Abstract: The nonlinear Hall effect has opened the door towards deeper understanding of topological states of matter. It can be observed as the double-frequency Hall voltage response to an ac longitudinal current in the presence of time-reversal symmetry. Disorder plays indispensable roles in various linear Hall effects, such as the localization in the quantized Hall effects and the extrinsic mechanisms of the anomalous, spin, and valley Hall effects. Unlike in the linear Hall effects, disorder enters the nonlinear Hall effect even in the leading order. However, the disorder-induced contribution to the nonlinear Hall effect has not been addressed. Here, we derive the formulas of the nonlinear Hall conductivity in the presence of disorder scattering.

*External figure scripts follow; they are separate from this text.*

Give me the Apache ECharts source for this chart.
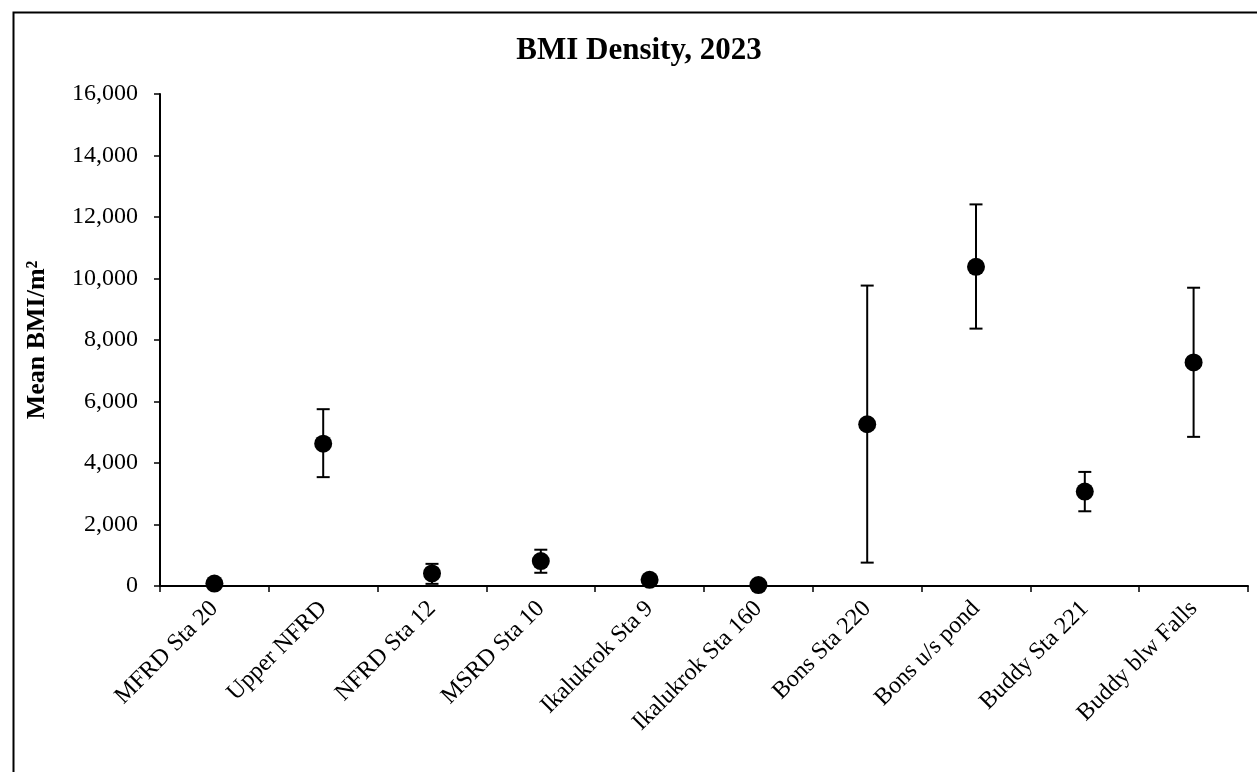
<!DOCTYPE html>
<html>
<head>
<meta charset="utf-8">
<script src="https://cdn.jsdelivr.net/npm/echarts@6/dist/echarts.min.js"></script>
<style>
html,body{margin:0;padding:0;background:#fff;}
#chart{width:1257px;height:772px;}
</style>
</head>
<body>
<div id="chart"></div>
<script>
const categories = ['MFRD Sta 20','Upper NFRD','NFRD Sta 12','MSRD Sta 10','Ikalukrok Sta 9','Ikalukrok Sta 160','Bons Sta 220','Bons u/s pond','Buddy Sta 221','Buddy blw Falls'];
const meanValues = [80, 4630, 410, 810, 200, 30, 5260, 10380, 3070, 7270];
const lowerValues = [40, 3540, 70, 430, 150, 10, 760, 8370, 2430, 4850];
const upperValues = [120, 5750, 720, 1180, 250, 50, 9770, 12410, 3710, 9700];
const yTicks = [0, 2000, 4000, 6000, 8000, 10000, 12000, 14000, 16000];

const FONT = "'Liberation Serif','Times New Roman',serif";
const chart = echarts.init(document.getElementById('chart'), null, {renderer:'canvas'});

const errData = categories.map((c, i) => [i, lowerValues[i], upperValues[i]]);

const option = {
  backgroundColor: '#fff',
  animation: false,
  title: {
    text: 'BMI Density, 2023',
    left: 634, top: 30, textAlign: 'center',
    textStyle: {fontFamily: FONT, fontWeight: 'bold', fontSize: 31, color: '#000'}
  },
  graphic: [{
    type: 'rect', left: 11, top: 10, silent: true,
    shape: {width: 1300, height: 800},
    style: {fill: 'none', stroke: '#000', lineWidth: 2}
  }],
  grid: {left: 160, right: 9, top: 94, bottom: 186},
  xAxis: {
    type: 'category',
    data: categories,
    boundaryGap: true,
    axisLine: {lineStyle: {color: '#000', width: 2}},
    axisTick: {show: true, inside: false, length: 6, lineStyle: {color: '#000', width: 1.5}, alignWithLabel: false},
    axisLabel: {rotate: 45, margin: 19, interval: 0, fontFamily: FONT, fontSize: 24, color: '#000'},
    splitLine: {show: false}
  },
  yAxis: {
    type: 'value',
    min: yTicks[0], max: yTicks[yTicks.length - 1], interval: 2000,
    name: 'Mean BMI/m²',
    nameLocation: 'middle', nameGap: 110,
    nameTextStyle: {fontFamily: FONT, fontWeight: 'bold', fontSize: 26, color: '#000'},
    axisLine: {show: true, lineStyle: {color: '#000', width: 2}},
    axisTick: {show: true, inside: false, length: 6, lineStyle: {color: '#000', width: 1.5}},
    axisLabel: {margin: 22, fontFamily: FONT, fontSize: 24, color: '#000',
      formatter: v => v.toLocaleString('en-US')},
    splitLine: {show: false}
  },
  series: [
    {
      type: 'custom',
      z: 2,
      data: errData,
      renderItem: function (params, api) {
        const x = api.value(0);
        const lo = api.coord([x, api.value(1)]);
        const hi = api.coord([x, api.value(2)]);
        const half = 6.5;
        const st = {stroke: '#000', lineWidth: 2};
        return {
          type: 'group',
          children: [
            {type: 'line', shape: {x1: lo[0], y1: lo[1], x2: hi[0], y2: hi[1]}, style: st},
            {type: 'line', shape: {x1: lo[0] - half, y1: lo[1], x2: lo[0] + half, y2: lo[1]}, style: st},
            {type: 'line', shape: {x1: hi[0] - half, y1: hi[1], x2: hi[0] + half, y2: hi[1]}, style: st}
          ]
        };
      }
    },
    {
      type: 'scatter',
      z: 3,
      data: meanValues,
      symbol: 'circle',
      symbolSize: 18,
      itemStyle: {color: '#000', opacity: 1}
    }
  ]
};
chart.setOption(option);
</script>
</body>
</html>
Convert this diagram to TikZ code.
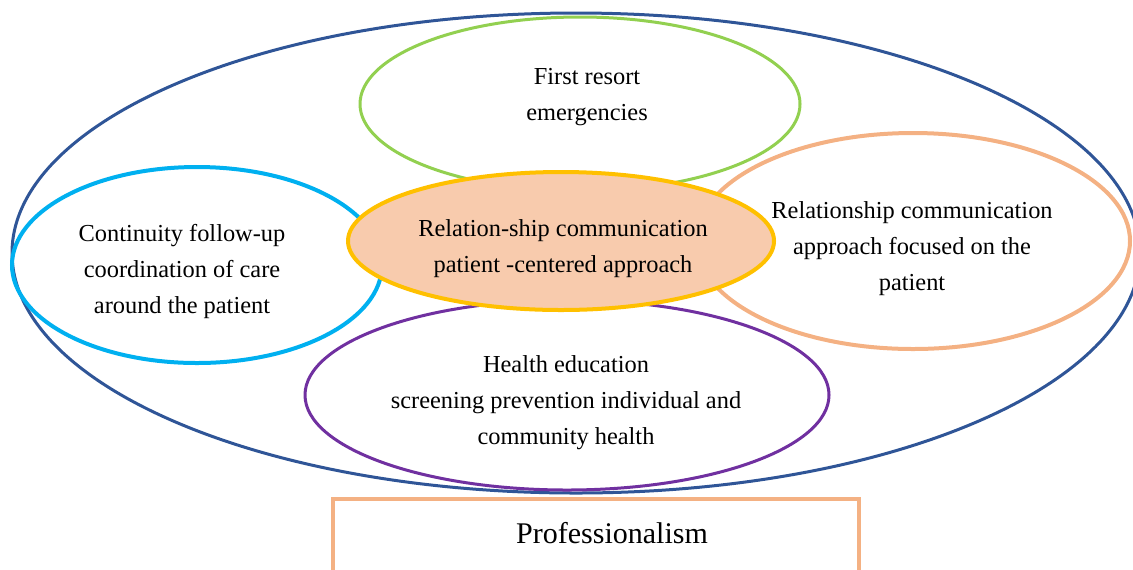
\documentclass[tikz,border=0pt]{standalone}
\usepackage{fontspec}
\setmainfont{Liberation Serif}
\usepackage{tikz}
\usetikzlibrary{shapes}
\definecolor{outerblue}{HTML}{2F5597}
\definecolor{resortgreen}{HTML}{92D050}
\definecolor{carecyan}{HTML}{00B0F0}
\definecolor{focusorange}{HTML}{F4B183}
\definecolor{healthpurple}{HTML}{7030A0}
\definecolor{coregold}{HTML}{FFC000}
\definecolor{corefill}{HTML}{F8CBAD}
\tikzset{%
  every zone/.style={
    ellipse,
    draw,
    inner sep=0pt
  },
  zone text/.style={
    align=center,
    font=\fontsize{12.2}{18}\selectfont
  },
}

\begin{document}
\begin{tikzpicture}[x=0.5pt,y=-0.5pt]
  \useasboundingbox (0,0) rectangle (1133,569);

  \node (o) at (576,253) [every zone,draw=outerblue,line width=1.5pt,
    minimum width=564pt,minimum height=240pt] {};
  \node (a) at (580,104) [every zone,draw=resortgreen,line width=1.5pt,
    minimum width=220pt,minimum height=87pt] {};
  \node (b) at (197,265) [every zone,draw=carecyan,line width=2pt,
    minimum width=185pt,minimum height=98pt] {};
  \node (d) at (913,241) [every zone,draw=focusorange,line width=2pt,
    minimum width=217pt,minimum height=108pt] {};
  \node (e) at (567,395) [every zone,draw=healthpurple,line width=1.5pt,
    minimum width=262pt,minimum height=95pt] {};
  \node (c) at (561,241) [every zone,draw=coregold,fill=corefill,line width=2pt,
    minimum width=213pt,minimum height=69pt] {};

  \node (ta) at (587,97) [zone text] {First resort\\emergencies};
  \node (tb) at (182,271) [zone text] {Continuity follow-up\\coordination of care\\around the patient};
  \node (tc) at (563,249) [zone text] {Relation-ship communication\\patient -centered approach};
  \node (td) at (912,249) [zone text] {Relationship communication\\approach focused on the\\patient};
  \node (te) at (566,403) [zone text] {Health education\\screening prevention individual and\\community health};

  % base of the whole model
  \draw [focusorange,line width=2pt] (333,600) |- (859,499) -- (859,600);
  \node (p) at (612,533) [font=\fontsize{15}{18}\selectfont] {Professionalism};
\end{tikzpicture}
\end{document}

We apply the formulas to calculate the nonlinear Hall response of the tilted 2D Dirac model, which is the symmetry-allowed minimal model for the nonlinear Hall effect and can serve as a building block in realistic band structures. More importantly, we construct the general scaling law of the nonlinear Hall effect, which may help in experiments to distinguish disorder-induced contributions to the nonlinear Hall effect. This work will be instructive for exploring unconventional responses upon breaking discrete or crystal symmetries in emergent physical systems and materials.